Henry — their only surviving child — was educated at Trinity College in Hartford, Connecticut. He received a bachelor’s degree in 1880 and a master’s degree in 1887. He studied law in Pennsylvania and was admitted to practice there in 1883. But in the late 1880s, he abandoned active practice and Pennsylvania, never to return to either. He and his parents moved to Washington, D.C., where he took up legal writing and editing.6

He was still writing, still editing, practically to the day of his death on 19 March 1927. By that time, he was no longer a lawyer but the “law author and editor of the Constitutional Review.”7

But his enduring legacy to the law, and to genealogists, was his absolutely classic Black’s Law Dictionary. It’s a comprehensive dictionary of legal terms — many of them critical to the records we work with day in and day out — that gives new meaning to the concept of “Gold Standard.” Let me put it this way: if a legal term you’re trying to figure out isn’t in Black’s, then it’s probably spelled wrong.

When folks in the genealogy world talk about Blackstone, however, what they’re referring to is Blackstone’s Commentaries on the Laws of England.8 This four-volume set was penned by an English jurist, William Blackstone.

William Blackstone is, if anything, even more important to the law and to genealogy than Henry Campbell Black.

Blackstone was born in London on July 10, 1723, fourth son of Charles Blackstone who died four months before William was born. Educated at Oxford, he received his legal training at Middle Temple in London, and was admitted to the bar in 1746. He frankly wasn’t much of a lawyer — he mostly held university lecturing positions until he was elected to Parliament in 1761 and then appointed a judge in the Court of Common Pleas in 1770, a post he held until his death in 1780.9

One of the things Blackstone did — like Black — was write, and the critical thing that he wrote was his four volume Commentaries on the Laws of England. An explanation and examination of the common law, the impact of his work was felt more in America than in England:

The fame of Blackstone in the 19th century was greater in the United States than in Blackstone’s native land. After the American Revolutionary War the Commentaries was the chief source of the knowledge of English law in the American republic. A work that was a textbook in the old country became in the new one an oracle of law. The results of this transposition were not always good, but, fortunately, living law in America was being shaped through local institutions, and the country’s legislators and judges were practical men in spite of the Commentaries. By the late 19th century American legal scholars had begun to escape from Blackstone’s influence, and by the mid-20th century few Americans had read Blackstone even as a classic. Nevertheless, Blackstone is a symbol that American lawyers remember.10

So why do we as genealogists care about Blackstone? Because so much of what he wrote about is part of the law our ancestors lived by. Want to know about marriage and divorce at common law? The Commentaries cover that. How about inheritance and who got what if there wasn’t a will? Yep. That’s there too. Master and servant, parent and child, even criminal law. All there.

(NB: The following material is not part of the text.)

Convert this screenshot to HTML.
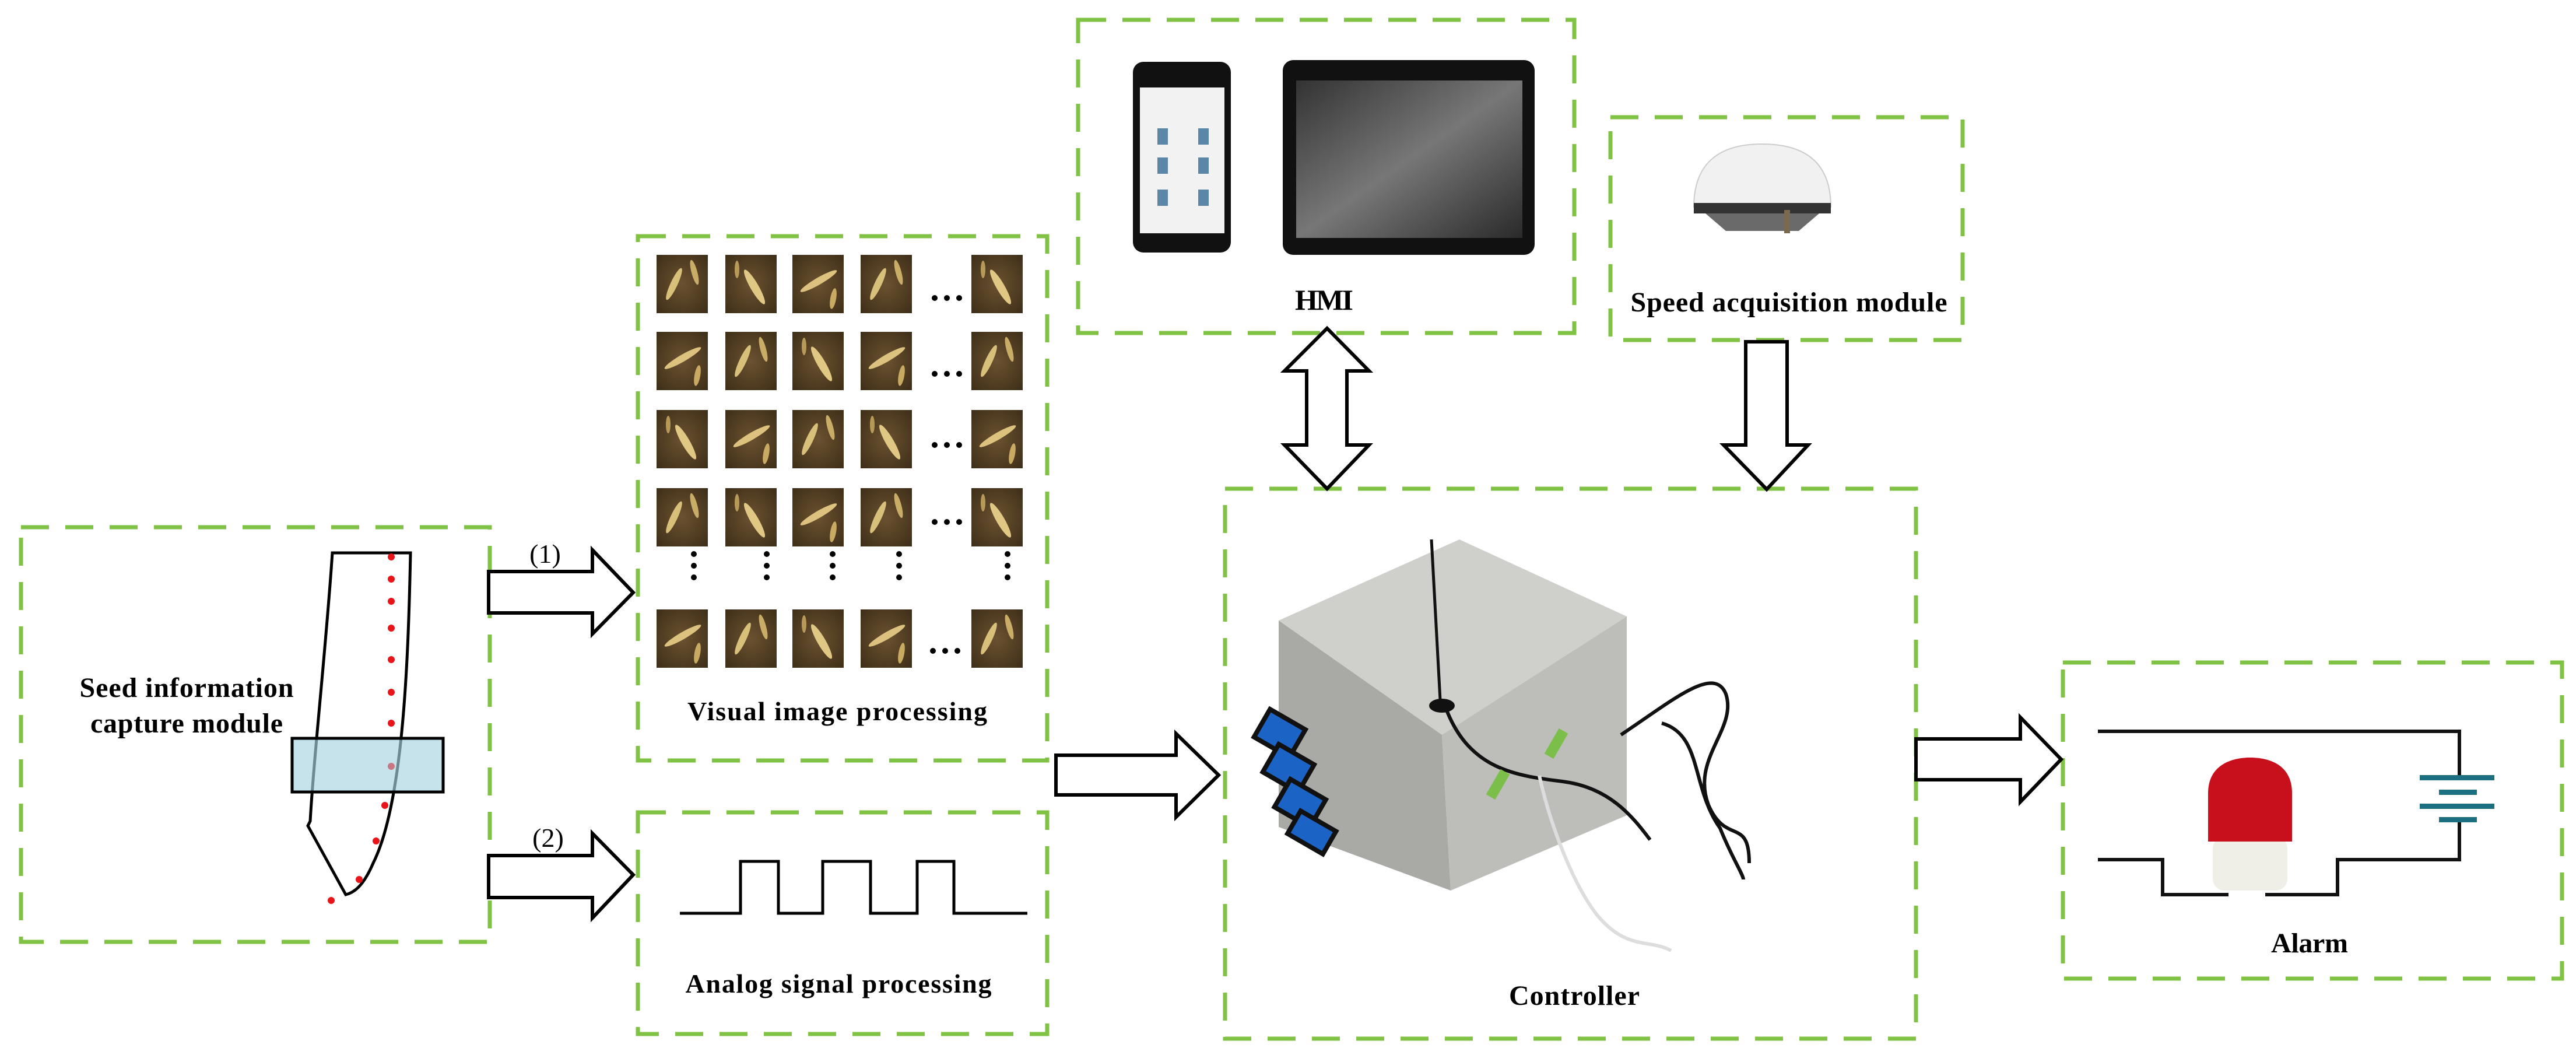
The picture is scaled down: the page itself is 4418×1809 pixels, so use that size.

So Black wrote a dictionary, Blackstone an explanation of the common law… and both of them should be on a genealogist’s bookshelf.


  1. Henry Campbell Black, A Dictionary of Law (St. Paul, Minn. : West, 1891).
  2. Roger K. Newman, editor, The Yale Biographical Dictionary of American Law (New Haven : Yale Univ. Press, 2009), 49, “Black, Henry Campbell.”
  3. Edward Henry Eckel, Chronicles of Christ Church Parish, Williamsport, PA, 1840-1896 (Williamsport, Pa. : p.p., 1910), 21; digital images, Google Books ( : accessed 26 Mar 2017).
  4. 1860 U.S. census, Westchester County, New York, population schedule, p. 125 (penned), dwelling 500, family 708, John Black household; digital image, ( : accessed 26 Mar 2017); citing National Archive microfilm publication M653, roll 880.
  5. 1880 U.S. census, Lycoming County, Pennsylvania, Williamsport, population schedule, enumeration district (ED) 71, p. 525D (stamped), dwelling 158, family 179, Caroline Black in J. Henry Black household; digital image, ( : accessed 26 Mar 2017); citing National Archive microfilm publication T9, roll 1153.
  6. J.L. Suter, American Biographical Directories, District of Columbia: Concise Biographies of its Prominent and Representative Contemporary Citizens, and Valuable Statistical Data, 1908-1909 (Washington, D.C. : Potomac Press, 1908), 41; digital images, Google Books ( : accessed 26 Mar 2017).
  7. “Rites for Dr. Black to be Held Today; Editor of Constitutional Review to Be Buried in Rock Creek Cemetery,” The Washington Post, 21 March 1927; digital image, “Historical Newspapers, Birth, Marriage, & Death Announcements, 1851-2003” database and images, ( : accessed 26 Mar 2017).
  8. William Blackstone, Commentaries on the Laws of England, 4 vols. (Oxford : Clarendon Press, 1765-1769); html version, Yale Law School, Avalon Project ( : accessed 26 Mar 2017).
  9. Sir William Blackstone,” ( : accessed 26 Mar 2017).
  10. Sir William Blackstone,” Encyclopedia Britannica ( : accessed 26 Mar 2017).